The USS Walker is a destroyer in WW II fighting against the vastly superior Japanese navy in the Pacific. Matt Reddy is its captain. After a fierce and almost lethal battle with a group of Japanese warships, the Walker steams into a squall for temporary protection from the enemy planes and ships. When the squall lifts, they are alone. The Japanese are mysteriously gone. It does not take long before they figure out they were somehow transported into a parallel universe.
They find themselves in a world where the dinosaurs were not wiped out. There are apparently two sentient races on earth. One are the reptilian Grik, raptor-like dinosaurs that are extremely bellicose and inherently evil. The other are descendants of lemurs from Madagascar, called the Lemurians. The Griks and the Lemurians have been at war with each other for millennia. When the USS Walker ventures upon a battle between the two, the humans find that their weapons are far superior to the bronze-age weapons, mostly consisting of swords, spears and crossbows.

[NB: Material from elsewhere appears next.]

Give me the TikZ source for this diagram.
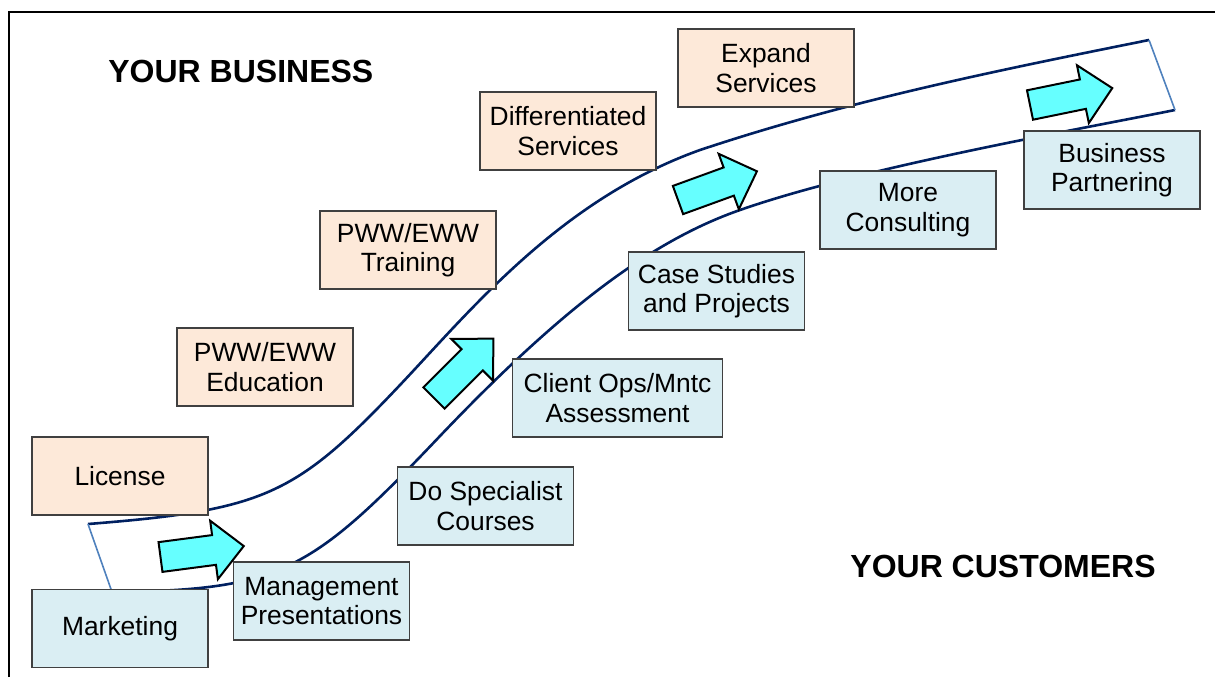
\documentclass[tikz,border=0pt]{standalone}
\usepackage{fontspec}
\setmainfont{Liberation Sans}
\usetikzlibrary{positioning}
\definecolor{peach}{RGB}{253,233,217}
\definecolor{paleblue}{RGB}{218,238,243}
\definecolor{aqua}{RGB}{102,255,255}
\definecolor{navy}{RGB}{0,32,96}
\definecolor{steel}{RGB}{79,129,189}
\tikzset{
  stagebox/.style={draw=black!75, line width=0.6pt, minimum width=88pt, minimum height=39pt,
    align=center, inner sep=2pt, font=\fontsize{13.2}{14.8}\selectfont},
  bizbox/.style={stagebox, fill=peach},
  custbox/.style={stagebox, fill=paleblue},
  headline/.style={font=\fontsize{16}{19}\selectfont\bfseries, inner sep=0pt, anchor=base west},
  road/.style={navy, line width=1.3pt},
  joint/.style={steel, line width=0.8pt},
  pics/fatarrow/.style={code={
    \draw[fill=aqua, line width=1pt, line join=miter]
      (0,-15) -- (54,-15) -- (54,-29.5) -- (84,0) -- (54,29.5) -- (54,15) -- (0,15) -- cycle;}}
}
\begin{document}
\begin{tikzpicture}[x=0.5pt,y=-0.5pt]
    \useasboundingbox (0,0) rectangle (1215,677);
    \draw[line width=1pt] (8.5,677) -- (8.5,11.5) -- (1215,11.5);

    % the road
    \coordinate (bizstart) at (88,524);
    \coordinate (bizend) at (1149,40);
    \coordinate (custstart) at (112,592);
    \coordinate (custend) at (1175,110);
    \draw[road] (bizstart) .. controls (264,510) and (295,496) .. (400,385)
      .. controls (470,311) and (560,200) .. (700,150)
      .. controls (850,100) and (1000,70) .. (bizend);
    \draw[road] (custstart) .. controls (280,590) and (310,573) .. (440,436)
      .. controls (561,309) and (651,241) .. (740,210)
      .. controls (860,168) and (1075,130) .. (custend);
    \draw[joint] (bizstart) -- (custstart);
    \draw[joint] (bizend) -- (custend);

    % business side
    \node[bizbox] (lic) at (120,476) {License};
    \node[bizbox] (edu) at (265,367) {PWW/EWW\\Education};
    \node[bizbox] (trn) at (408,250) {PWW/EWW\\Training};
    \node[bizbox] (dif) at (568,131) {Differentiated\\Services};
    \node[bizbox] (exp) at (766,68) {Expand\\Services};

    % customer side
    \node[custbox] (mkt) at (120,628.5) {Marketing};
    \node[custbox] (mgt) at (321.5,601) {Management\\Presentations};
    \node[custbox] (spc) at (485.5,506) {Do Specialist\\Courses};
    \node[custbox, minimum width=105pt] (ops) at (617.5,398) {Client Ops/Mntc\\Assessment};
    \node[custbox] (cse) at (716.5,291) {Case Studies\\and Projects};
    \node[custbox] (con) at (908,210) {More\\Consulting};
    \node[custbox] (prt) at (1112,170) {Business\\Partnering};

    % arrows along the road
    \pic[rotate=7.5] at (160.5,557) {fatarrow};
    \pic[rotate=45] at (434,398) {fatarrow};
    \pic[rotate=20] at (678,200) {fatarrow};
    \pic[rotate=11.6] at (1030,105) {fatarrow};

    \node[headline] (biz) at (108,82) {YOUR BUSINESS};
    \node[headline] (cust) at (850,577) {YOUR CUSTOMERS};
\end{tikzpicture}
\end{document}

They appear to be in a position of great superiority, and they can shape the outcome of the war.
Now the race is on to find supplies (food, water, spare parts), ammunition (since theirs will not last forever) and fuel (a steam ship needs oil to run). Running out of those necessities would cause them to perish quickly.
Anderson has a good, clean engaging writing style. He characterizes well, and we get to know the main characters quickly and deeply. The dialog is engaging, and the story fast-paced. Into the Storm is the kind of book that’s hard to put down. Anderson’s alternate world is well-constructed and extremely detailed.
I picked up Into the Storm not realizing that is was the first book of a series. As I got to the end, I noticed that I was just set up to buy the next. Reviewing the series, I found there are six or seven books so far. The series reminded me of the S.M. Stirling series that started with Island in the Sea of Time, which also tells a tale of a ship thrown into an alternate history line, 3000 years in the past.
I like the story, I like the alternate history, I love Anderson’s writing style, and I want to read the next book. Alas, I won’t, not because Into the Storm isn’t a very entertaining book, but because I just don’t have the time and energy to read the next five or six books in the series. There are others on my reading list, and I just have to live without knowing how Captain Reddy and the Lemurians deal with the Grik threat.